FEBRUARY: Here’s me making the students run through the chariot-race scene in Long Live Tendonitis for the twenty-seventh time. They think I’m making them do it again so that it will get better. Actually, I’m making them do it again, because it makes me laugh.
MARCH: Here’s me watching a bunch of people watching Long Live Tendonitis. You can’t really tell in the dark, but I’m smiling.
APRIL: Here’s me in Oklahoma speaking at a seminar for Bible class teachers. Although I might look intense, that’s actually terror on my face.
MAY: Here’s me putting in a wood floor at the house. Notice the way the thin layer of sawdust makes all the furniture look rustic.
JUNE: Here’s me with my dad and sister making a run for a school building in Agate, Colorado. Just behind us, in the near-distance, you can see the tornado.

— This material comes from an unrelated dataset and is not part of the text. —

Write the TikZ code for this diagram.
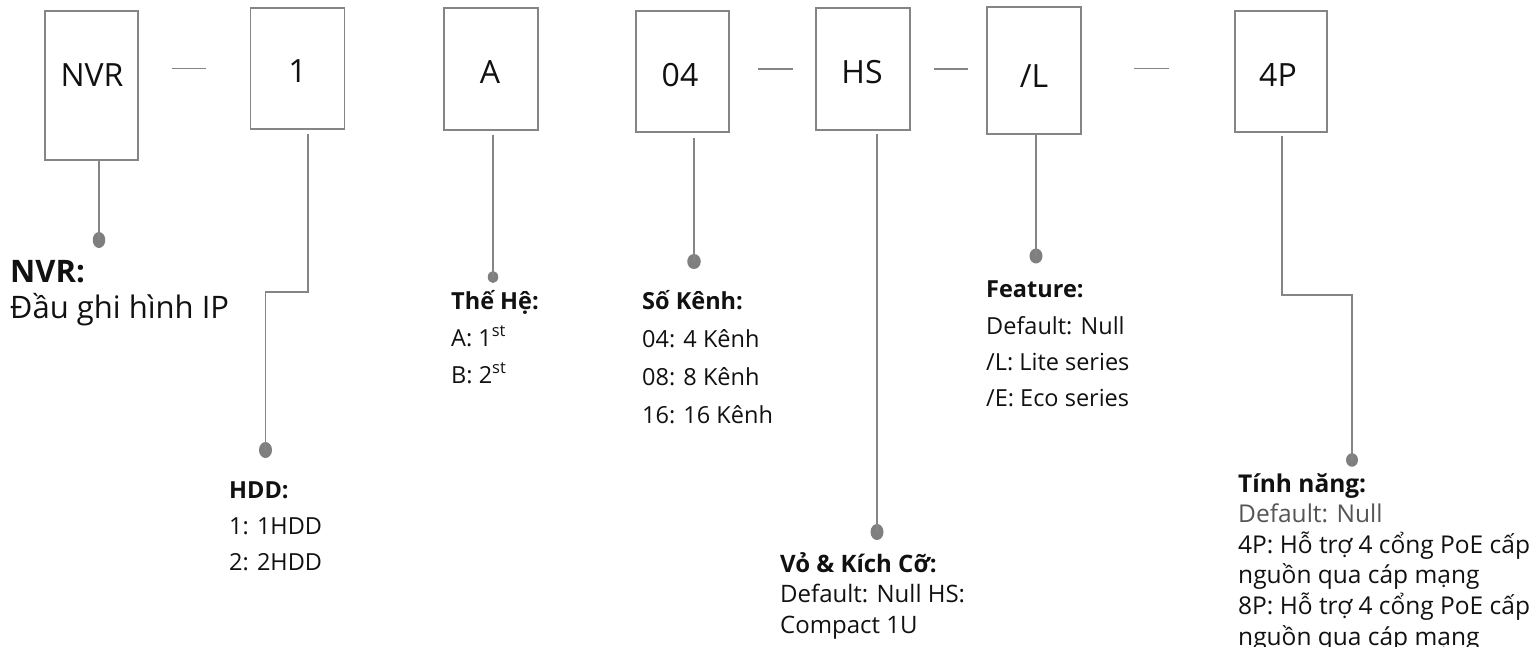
\documentclass[tikz,border=0pt]{standalone}
\usepackage{fontspec}
\setmainfont{Open Sans}
\usetikzlibrary{shapes.geometric}
\definecolor{linegray}{HTML}{858585}
\definecolor{dotgray}{HTML}{7F7F7F}
\definecolor{txt}{HTML}{111111}
\definecolor{lighttxt}{HTML}{555555}
\newcommand\mylines[2]{\vtop{\baselineskip=#1\lineskiplimit=-100pt\lineskip=0pt\relax #2}}
\tikzset{
  codebox/.style={draw=linegray, line width=1.6pt, rectangle, inner sep=0pt},
  boxtext/.style={font=\fontsize{32}{36}\selectfont, text=txt, inner sep=0pt, anchor=base},
  sep/.style={draw=linegray, line width=1.5pt},
  conn/.style={draw=linegray, line width=1.6pt},
  dotmark/.style={ellipse, fill=dotgray, draw=none, inner sep=0pt, minimum width=12pt, minimum height=15pt},
  biglabel/.style={font=\fontsize{31}{36}\selectfont, text=txt, inner sep=0pt, anchor=base west},
  label/.style={font=\fontsize{23.5}{36}\selectfont, text=txt, inner sep=0pt, anchor=base west},
}
\begin{document}
\begin{tikzpicture}[x=1pt,y=-1pt]
\path[fill=white, use as bounding box] (0,0) rectangle (1535,647);

% code boxes
\node[codebox, minimum width=93pt, minimum height=149pt] (nvr) at (91.5,85.5) {};
\node[codebox, minimum width=94pt, minimum height=121pt] (one) at (297.5,68.5) {};
\node[codebox, minimum width=94pt, minimum height=122pt] (gen) at (491,69) {};
\node[codebox, minimum width=93pt, minimum height=121pt] (ch) at (682.5,71.5) {};
\node[codebox, minimum width=94pt, minimum height=122pt] (hs) at (863,69) {};
\node[codebox, minimum width=94pt, minimum height=127pt] (lite) at (1034,70.5) {};
\node[codebox, minimum width=92pt, minimum height=121pt] (poe) at (1281,71.5) {};

\node[boxtext] (tnvr) at (92,87) {NVR};
\node[boxtext] (tone) at (297.5,83) {1};
\node[boxtext] (tgen) at (490,84) {A};
\node[boxtext] (tch) at (680,87) {04};
\node[boxtext] (ths) at (862,84) {HS};
\node[boxtext] (tlite) at (1034,88) {/L};
\node[boxtext] (tpoe) at (1278,87) {4P};

% separators
\draw[sep] ([xshift=33pt]nvr.east |- one.west) -- ([xshift=-44pt]one.west);
\draw[sep] ([xshift=28pt]ch.east |- hs.west) -- ([xshift=-22pt]hs.west);
\draw[sep] ([xshift=23pt]hs.east |- hs.west) -- ([xshift=-18pt]hs.east -| lite.west);
\draw[sep] ([xshift=52pt]lite.east |- one.west) -- ([xshift=-65pt]poe.west |- one.west);

% dots
\node[dotmark, minimum width=12.5pt, minimum height=16pt] (d1) at (99,240) {};
\node[dotmark, minimum width=13pt, minimum height=16pt] (d2) at (265.5,450) {};
\node[dotmark, minimum width=10.5pt, minimum height=12pt] (d3) at (493,277) {};
\node[dotmark, minimum width=13.5pt, minimum height=15pt] (d4) at (694,261.5) {};
\node[dotmark, minimum width=13pt, minimum height=16pt] (d5) at (877,532) {};
\node[dotmark, minimum width=13pt, minimum height=15pt] (d6) at (1036,256) {};
\node[dotmark, minimum width=12pt, minimum height=13.5pt] (d7) at (1352,460) {};

% connectors
\draw[conn] (nvr.south -| d1) -- (d1.center);
\draw[conn] ([xshift=10.5pt,yshift=-4pt]one.south) -- ++(0,158) -| (d2.center);
\draw[conn] ([yshift=-4pt]gen.south -| d3) -- (d3.center);
\draw[conn] ([yshift=-5pt]ch.south -| d4) -- (d4.center);
\draw[conn] ([yshift=-3pt]hs.south -| d5) -- (d5.center);
\draw[conn] (lite.south -| d6) -- (d6.center);
\draw[conn] ([xshift=1pt,yshift=-3pt]poe.south) -- ++(0,159) -| (d7.center);

% labels
\node[biglabel] (lnvr) at (10,283) {\mylines{36pt}{\hbox{\bfseries NVR:}\hbox{Đầu ghi hình IP}}};
\node[label] (lhdd) at (229,498) {\mylines{36pt}{\hbox{\bfseries HDD:}\hbox{1: 1HDD}\hbox{2: 2HDD}}};
\node[label] (lgen) at (451,309) {\mylines{37pt}{\hbox{\bfseries Thế Hệ:}\hbox{A: 1\textsuperscript{st}}\hbox{B: 2\textsuperscript{st}}}};
\node[label] (lch) at (642,309) {\mylines{38pt}{\hbox{\bfseries Số Kênh:}\hbox{04: 4 Kênh}\hbox{08: 8 Kênh}\hbox{16: 16 Kênh}}};
\node[label, font=\fontsize{24}{30}\selectfont] (lhs) at (780,572) {\mylines{30.5pt}{\hbox{\bfseries Vỏ \& Kích Cỡ:}\hbox{Default: Null HS:}\hbox{Compact 1U}}};
\node[label] (llite) at (986,298) {\mylines{36.3pt}{\hbox{\bfseries Feature:}\hbox{Default: Null}\hbox{/L: Lite series}\hbox{/E: Eco series}}};
\node[label, font=\fontsize{24.5}{30}\selectfont] (lpoe) at (1238,492) {\mylines{30.6pt}{\hbox{\bfseries Tính năng:}\hbox{\color{lighttxt}Default: Null}\hbox{4P: Hỗ trợ 4 cổng PoE cấp}\hbox{nguồn qua cáp mạng}\hbox{8P: Hỗ trợ 4 cổng PoE cấp}\hbox{nguồn qua cáp mạng}}};
\end{tikzpicture}
\end{document}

JULY: Here’s me at Kamp, pushing adolescents into a giant mud pit. Don’t overlook that everyone is smiling.
AUGUST: Here’s me at the campground in Montana getting stung in the head by a bee while climbing a steep mountain. Strangely enough, this was exactly what was written in the fortune cookie.
SEPTEMBER: Here’s me looking down. On my desk there’s a cooking timer that looks like an apple. That tells me when I can look up. This was a game I played for quite awhile called, “Save the Retina.”
OCTOBER: Here’s me watching the senior play from above the stage, waiting to drop the periscopes. I’m wearing black so that I can sneak down the ladder and hit a giant metal pole for the climactic scene. I’ve got my fingers crossed that next year I will be doing something unusual.